[Start of PROVIDED MATERIAL]

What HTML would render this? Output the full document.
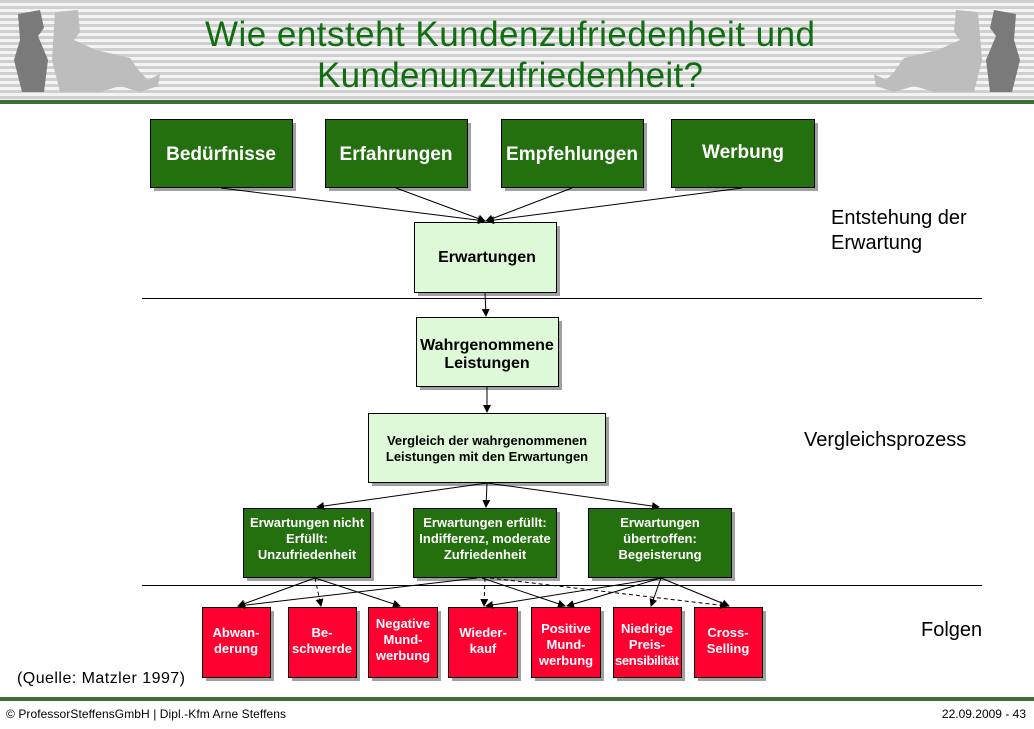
<!DOCTYPE html>
<html><head><meta charset="utf-8"><style>
body{margin:0;width:1034px;height:724px;overflow:hidden;background:#fff;font-family:"Liberation Sans",sans-serif}
</style></head><body>
<svg width="1034" height="724" xmlns="http://www.w3.org/2000/svg" font-family="Liberation Sans, sans-serif">
<defs>
<pattern id="st" width="10" height="6" patternUnits="userSpaceOnUse"><rect width="10" height="3" fill="#cfcfcf"/><rect y="3" width="10" height="3" fill="#f4f4f4"/></pattern>
<marker id="a" markerWidth="8" markerHeight="8" refX="7" refY="4" orient="auto" markerUnits="userSpaceOnUse"><path d="M0,0 L8,4 L0,8 z" fill="#000"/></marker>
</defs>
<rect x="0" y="0" width="1034" height="100" fill="url(#st)"/>
<rect x="0" y="100" width="1034" height="4" fill="#3d6e35"/>
<!-- animals left -->
<g fill="#7a7a7a"><path d="M18,14 L40,10 L44,28 L38,36 L48,60 L44,92 L22,92 L14,60 L20,40 Z"/></g>
<g fill="#bdbdbd"><path d="M55,12 L78,10 L80,32 L74,40 L96,50 L130,58 L140,72 L148,80 L160,74 L158,86 L140,92 L120,86 L100,92 L60,92 L52,60 Z"/></g>
<g fill="#7a7a7a"><path d="M1016,14 L994,10 L990,28 L996,36 L986,60 L990,92 L1012,92 L1020,60 L1014,40 Z"/></g>
<g fill="#bdbdbd"><path d="M978,12 L956,10 L954,32 L960,40 L938,50 L904,58 L894,72 L886,80 L874,74 L876,86 L894,92 L914,86 L934,92 L974,92 L982,60 Z"/></g>
<text x="510" y="46" text-anchor="middle" font-size="35" fill="#0f6e0f" textLength="610">Wie entsteht Kundenzufriedenheit und</text>
<text x="510" y="87" text-anchor="middle" font-size="35" fill="#0f6e0f" textLength="386">Kundenunzufriedenheit?</text>

<g fill="#a0a0a0">
<rect x="154" y="123" width="142" height="68"/><rect x="329" y="123" width="142" height="68"/><rect x="505" y="123" width="142" height="68"/><rect x="675" y="123" width="143" height="68"/>
<rect x="418" y="226" width="142" height="70"/><rect x="420" y="321" width="142" height="69"/><rect x="372" y="417" width="237" height="69"/>
<rect x="247" y="512" width="127" height="69"/><rect x="417" y="512" width="143" height="69"/><rect x="592" y="512" width="143" height="69"/>
<rect x="206" y="611" width="68" height="70"/><rect x="292" y="611" width="68" height="70"/><rect x="372" y="611" width="69" height="70"/><rect x="452" y="611" width="69" height="70"/><rect x="535" y="611" width="69" height="70"/><rect x="617" y="611" width="68" height="70"/><rect x="698" y="611" width="68" height="70"/>
</g>
<g fill="#246f0e" stroke="#000" stroke-width="1">
<rect x="150.5" y="119.5" width="142" height="68"/><rect x="325.5" y="119.5" width="142" height="68"/><rect x="501.5" y="119.5" width="142" height="68"/><rect x="671.5" y="119.5" width="143" height="68"/>
<rect x="243.5" y="508.5" width="127" height="69"/><rect x="413.5" y="508.5" width="143" height="69"/><rect x="588.5" y="508.5" width="143" height="69"/>
</g>
<g fill="#ddf9d7" stroke="#000" stroke-width="1">
<rect x="414.5" y="222.5" width="142" height="70"/><rect x="416.5" y="317.5" width="142" height="69"/><rect x="368.5" y="413.5" width="237" height="69"/>
</g>
<g fill="#ff0030" stroke="#000" stroke-width="1">
<rect x="202.5" y="607.5" width="68" height="70"/><rect x="288.5" y="607.5" width="68" height="70"/><rect x="368.5" y="607.5" width="69" height="70"/><rect x="448.5" y="607.5" width="69" height="70"/><rect x="531.5" y="607.5" width="69" height="70"/><rect x="613.5" y="607.5" width="68" height="70"/><rect x="694.5" y="607.5" width="68" height="70"/>
</g>
<g stroke="#000" stroke-width="1">
<line x1="142" y1="298.5" x2="982" y2="298.5"/><line x1="142" y1="585.5" x2="982" y2="585.5"/>
</g>
<g stroke="#000" stroke-width="1" marker-end="url(#a)" fill="none">
<line x1="221" y1="188" x2="485" y2="221"/><line x1="396" y1="188" x2="485" y2="221"/><line x1="572" y1="188" x2="486" y2="221"/><line x1="742" y1="188" x2="487" y2="221"/>
<line x1="485" y1="293" x2="486" y2="316"/><line x1="487" y1="387" x2="487" y2="412"/>
<line x1="487" y1="483" x2="317" y2="507"/><line x1="487" y1="483" x2="486" y2="507"/><line x1="487" y1="483" x2="659" y2="507"/>
<line x1="315" y1="578" x2="238" y2="606"/><line x1="315" y1="578" x2="400" y2="606"/>
<line x1="477" y1="578" x2="238" y2="606"/><line x1="482" y1="578" x2="565" y2="606"/>
<line x1="661" y1="578" x2="486" y2="606"/><line x1="661" y1="578" x2="567" y2="606"/><line x1="661" y1="578" x2="651" y2="606"/><line x1="661" y1="578" x2="729" y2="606"/>
</g>
<g stroke="#000" stroke-width="1" stroke-dasharray="4,3" marker-end="url(#a)" fill="none">
<line x1="315" y1="578" x2="321" y2="606"/><line x1="485" y1="578" x2="484" y2="606"/><line x1="490" y1="578" x2="727" y2="606"/>
</g>
<g fill="#fff" font-weight="bold" text-anchor="middle">
<g font-size="19"><text x="221" y="160">Bedürfnisse</text><text x="396" y="160">Erfahrungen</text><text x="572" y="160">Empfehlungen</text><text x="743" y="158">Werbung</text></g>
<g font-size="13"><text x="307" y="527">Erwartungen nicht</text><text x="307" y="543">Erfüllt:</text><text x="307" y="559">Unzufriedenheit</text>
<text x="485" y="527">Erwartungen erfüllt:</text><text x="485" y="543">Indifferenz, moderate</text><text x="485" y="559">Zufriedenheit</text>
<text x="660" y="527">Erwartungen</text><text x="660" y="543">übertroffen:</text><text x="660" y="559">Begeisterung</text></g>
<g font-size="13"><text x="236" y="637">Abwan-</text><text x="236" y="653">derung</text>
<text x="322" y="637">Be-</text><text x="322" y="653">schwerde</text>
<text x="403" y="628">Negative</text><text x="403" y="644">Mund-</text><text x="403" y="660">werbung</text>
<text x="483" y="637">Wieder-</text><text x="483" y="653">kauf</text>
<text x="566" y="633">Positive</text><text x="566" y="649">Mund-</text><text x="566" y="665">werbung</text>
<text x="647" y="633">Niedrige</text><text x="647" y="649">Preis-</text><text x="647" y="665" textLength="64">sensibilität</text>
<text x="728" y="637">Cross-</text><text x="728" y="653">Selling</text></g>
</g>
<g fill="#000" font-weight="bold" text-anchor="middle">
<text x="487" y="262" font-size="16">Erwartungen</text>
<text x="487" y="350" font-size="16">Wahrgenommene</text><text x="487" y="368" font-size="16">Leistungen</text>
<text x="487" y="445" font-size="13">Vergleich der wahrgenommenen</text><text x="487" y="461" font-size="13">Leistungen mit den Erwartungen</text>
</g>
<g fill="#000" font-size="20">
<text x="831" y="224">Entstehung der</text><text x="831" y="249">Erwartung</text>
<text x="804" y="446">Vergleichsprozess</text>
<text x="921" y="636">Folgen</text>
</g>
<text x="17" y="683" font-size="16" textLength="168">(Quelle: Matzler 1997)</text>
<rect x="0" y="697" width="1034" height="4" fill="#3d6e35"/>
<text x="6" y="718" font-size="12" textLength="280">© ProfessorSteffensGmbH | Dipl.-Kfm Arne Steffens</text>
<text x="1026" y="718" font-size="12" text-anchor="end">22.09.2009 - 43</text>
</svg>
</body></html>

[End of PROVIDED MATERIAL]

PROBLEM STATEMENT:
The material above must be printed exactly, with its pictures left out.

RESULT OF THIS TASK:
What HTML would render this? Output the full document.
<!DOCTYPE html>
<html><head><meta charset="utf-8"><style>
body{margin:0;width:1034px;height:724px;overflow:hidden;background:#fff;font-family:"Liberation Sans",sans-serif}
</style></head><body>
<svg width="1034" height="724" xmlns="http://www.w3.org/2000/svg" font-family="Liberation Sans, sans-serif">
<defs>
<pattern id="st" width="10" height="6" patternUnits="userSpaceOnUse"><rect width="10" height="3" fill="#cfcfcf"/><rect y="3" width="10" height="3" fill="#f4f4f4"/></pattern>
<marker id="a" markerWidth="8" markerHeight="8" refX="7" refY="4" orient="auto" markerUnits="userSpaceOnUse"><path d="M0,0 L8,4 L0,8 z" fill="#000"/></marker>
</defs>
<rect x="0" y="0" width="1034" height="100" fill="url(#st)"/>
<rect x="0" y="100" width="1034" height="4" fill="#3d6e35"/>
<!-- animals left -->
<g fill="#7a7a7a"><path d="M18,14 L40,10 L44,28 L38,36 L48,60 L44,92 L22,92 L14,60 L20,40 Z"/></g>
<g fill="#bdbdbd"><path d="M55,12 L78,10 L80,32 L74,40 L96,50 L130,58 L140,72 L148,80 L160,74 L158,86 L140,92 L120,86 L100,92 L60,92 L52,60 Z"/></g>
<g fill="#7a7a7a"><path d="M1016,14 L994,10 L990,28 L996,36 L986,60 L990,92 L1012,92 L1020,60 L1014,40 Z"/></g>
<g fill="#bdbdbd"><path d="M978,12 L956,10 L954,32 L960,40 L938,50 L904,58 L894,72 L886,80 L874,74 L876,86 L894,92 L914,86 L934,92 L974,92 L982,60 Z"/></g>
<text x="510" y="46" text-anchor="middle" font-size="35" fill="#0f6e0f" textLength="610">Wie entsteht Kundenzufriedenheit und</text>
<text x="510" y="87" text-anchor="middle" font-size="35" fill="#0f6e0f" textLength="386">Kundenunzufriedenheit?</text>

<g fill="#a0a0a0">
<rect x="154" y="123" width="142" height="68"/><rect x="329" y="123" width="142" height="68"/><rect x="505" y="123" width="142" height="68"/><rect x="675" y="123" width="143" height="68"/>
<rect x="418" y="226" width="142" height="70"/><rect x="420" y="321" width="142" height="69"/><rect x="372" y="417" width="237" height="69"/>
<rect x="247" y="512" width="127" height="69"/><rect x="417" y="512" width="143" height="69"/><rect x="592" y="512" width="143" height="69"/>
<rect x="206" y="611" width="68" height="70"/><rect x="292" y="611" width="68" height="70"/><rect x="372" y="611" width="69" height="70"/><rect x="452" y="611" width="69" height="70"/><rect x="535" y="611" width="69" height="70"/><rect x="617" y="611" width="68" height="70"/><rect x="698" y="611" width="68" height="70"/>
</g>
<g fill="#246f0e" stroke="#000" stroke-width="1">
<rect x="150.5" y="119.5" width="142" height="68"/><rect x="325.5" y="119.5" width="142" height="68"/><rect x="501.5" y="119.5" width="142" height="68"/><rect x="671.5" y="119.5" width="143" height="68"/>
<rect x="243.5" y="508.5" width="127" height="69"/><rect x="413.5" y="508.5" width="143" height="69"/><rect x="588.5" y="508.5" width="143" height="69"/>
</g>
<g fill="#ddf9d7" stroke="#000" stroke-width="1">
<rect x="414.5" y="222.5" width="142" height="70"/><rect x="416.5" y="317.5" width="142" height="69"/><rect x="368.5" y="413.5" width="237" height="69"/>
</g>
<g fill="#ff0030" stroke="#000" stroke-width="1">
<rect x="202.5" y="607.5" width="68" height="70"/><rect x="288.5" y="607.5" width="68" height="70"/><rect x="368.5" y="607.5" width="69" height="70"/><rect x="448.5" y="607.5" width="69" height="70"/><rect x="531.5" y="607.5" width="69" height="70"/><rect x="613.5" y="607.5" width="68" height="70"/><rect x="694.5" y="607.5" width="68" height="70"/>
</g>
<g stroke="#000" stroke-width="1">
<line x1="142" y1="298.5" x2="982" y2="298.5"/><line x1="142" y1="585.5" x2="982" y2="585.5"/>
</g>
<g stroke="#000" stroke-width="1" marker-end="url(#a)" fill="none">
<line x1="221" y1="188" x2="485" y2="221"/><line x1="396" y1="188" x2="485" y2="221"/><line x1="572" y1="188" x2="486" y2="221"/><line x1="742" y1="188" x2="487" y2="221"/>
<line x1="485" y1="293" x2="486" y2="316"/><line x1="487" y1="387" x2="487" y2="412"/>
<line x1="487" y1="483" x2="317" y2="507"/><line x1="487" y1="483" x2="486" y2="507"/><line x1="487" y1="483" x2="659" y2="507"/>
<line x1="315" y1="578" x2="238" y2="606"/><line x1="315" y1="578" x2="400" y2="606"/>
<line x1="477" y1="578" x2="238" y2="606"/><line x1="482" y1="578" x2="565" y2="606"/>
<line x1="661" y1="578" x2="486" y2="606"/><line x1="661" y1="578" x2="567" y2="606"/><line x1="661" y1="578" x2="651" y2="606"/><line x1="661" y1="578" x2="729" y2="606"/>
</g>
<g stroke="#000" stroke-width="1" stroke-dasharray="4,3" marker-end="url(#a)" fill="none">
<line x1="315" y1="578" x2="321" y2="606"/><line x1="485" y1="578" x2="484" y2="606"/><line x1="490" y1="578" x2="727" y2="606"/>
</g>
<g fill="#fff" font-weight="bold" text-anchor="middle">
<g font-size="19"><text x="221" y="160">Bedürfnisse</text><text x="396" y="160">Erfahrungen</text><text x="572" y="160">Empfehlungen</text><text x="743" y="158">Werbung</text></g>
<g font-size="13"><text x="307" y="527">Erwartungen nicht</text><text x="307" y="543">Erfüllt:</text><text x="307" y="559">Unzufriedenheit</text>
<text x="485" y="527">Erwartungen erfüllt:</text><text x="485" y="543">Indifferenz, moderate</text><text x="485" y="559">Zufriedenheit</text>
<text x="660" y="527">Erwartungen</text><text x="660" y="543">übertroffen:</text><text x="660" y="559">Begeisterung</text></g>
<g font-size="13"><text x="236" y="637">Abwan-</text><text x="236" y="653">derung</text>
<text x="322" y="637">Be-</text><text x="322" y="653">schwerde</text>
<text x="403" y="628">Negative</text><text x="403" y="644">Mund-</text><text x="403" y="660">werbung</text>
<text x="483" y="637">Wieder-</text><text x="483" y="653">kauf</text>
<text x="566" y="633">Positive</text><text x="566" y="649">Mund-</text><text x="566" y="665">werbung</text>
<text x="647" y="633">Niedrige</text><text x="647" y="649">Preis-</text><text x="647" y="665" textLength="64">sensibilität</text>
<text x="728" y="637">Cross-</text><text x="728" y="653">Selling</text></g>
</g>
<g fill="#000" font-weight="bold" text-anchor="middle">
<text x="487" y="262" font-size="16">Erwartungen</text>
<text x="487" y="350" font-size="16">Wahrgenommene</text><text x="487" y="368" font-size="16">Leistungen</text>
<text x="487" y="445" font-size="13">Vergleich der wahrgenommenen</text><text x="487" y="461" font-size="13">Leistungen mit den Erwartungen</text>
</g>
<g fill="#000" font-size="20">
<text x="831" y="224">Entstehung der</text><text x="831" y="249">Erwartung</text>
<text x="804" y="446">Vergleichsprozess</text>
<text x="921" y="636">Folgen</text>
</g>
<text x="17" y="683" font-size="16" textLength="168">(Quelle: Matzler 1997)</text>
<rect x="0" y="697" width="1034" height="4" fill="#3d6e35"/>
<text x="6" y="718" font-size="12" textLength="280">© ProfessorSteffensGmbH | Dipl.-Kfm Arne Steffens</text>
<text x="1026" y="718" font-size="12" text-anchor="end">22.09.2009 - 43</text>
</svg>
</body></html>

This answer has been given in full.